Hockey prediction is closer to pinball than baseball. Much closer.

Statistical comparison and probabilistic outcomes are not something many of our brains like but the puck is either on edge or flat when the one timer comes through, the goalie perhaps can’t even see that an opponent is shooting, the puck hits a guy in the pants, then a skate and goes in 5 hole.

This is pure chaos.

Compare this to: guy throws his 52nd fastball and guy swings.

One is way easier to model than the other, much more predicable with results that are way easier to measure even in weird ways.

What advanced stats do and are is just a handful of measuring sticks. They attempt to place the same measuring stick on every team, player, and event. They can’t help their job is to define chaos.

The root of your problem is ice hockeys chaotic nature, not the evaluation of it.

Understanding their fundamental source will allow you to recognize them for what they are.

I’d suggest that they’re a great tool that joins others to help describe historic events and predict future ones.
 
Last edited:
Before xG people had to watch the game to claim their team that lost deserved to win. Now they don't have to do that. Progress.
 
xG models are good and useful PREDICTORS over large samples.

That is why the best xG teams tend to perform best over the course of a season or playoff run.

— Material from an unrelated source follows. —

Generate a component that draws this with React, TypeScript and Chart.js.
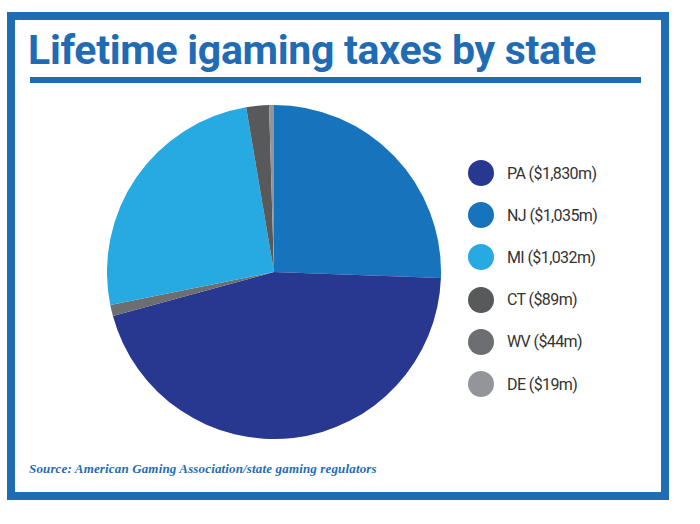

The deserve-to-win ometer is for one game, and using predictive measures to describe how a game went isnt particularly useful.
 
They are total junk in their current form. A 4th line plug shoveling three successive short range shots directly into a goalie who has the post sealed off at the side of the net is worth something like 10x the xGs of an open Ovechkin cross ice one timer. There's too much noise in a flow game like hockey to have the gall to claim to know how many goals you can expect to score from math.

That isn't to say they're not worth recording or considering, or that the concept isn't worth refining, but they need to be taken as part of a picture. And that part should be around 20% or so IMO.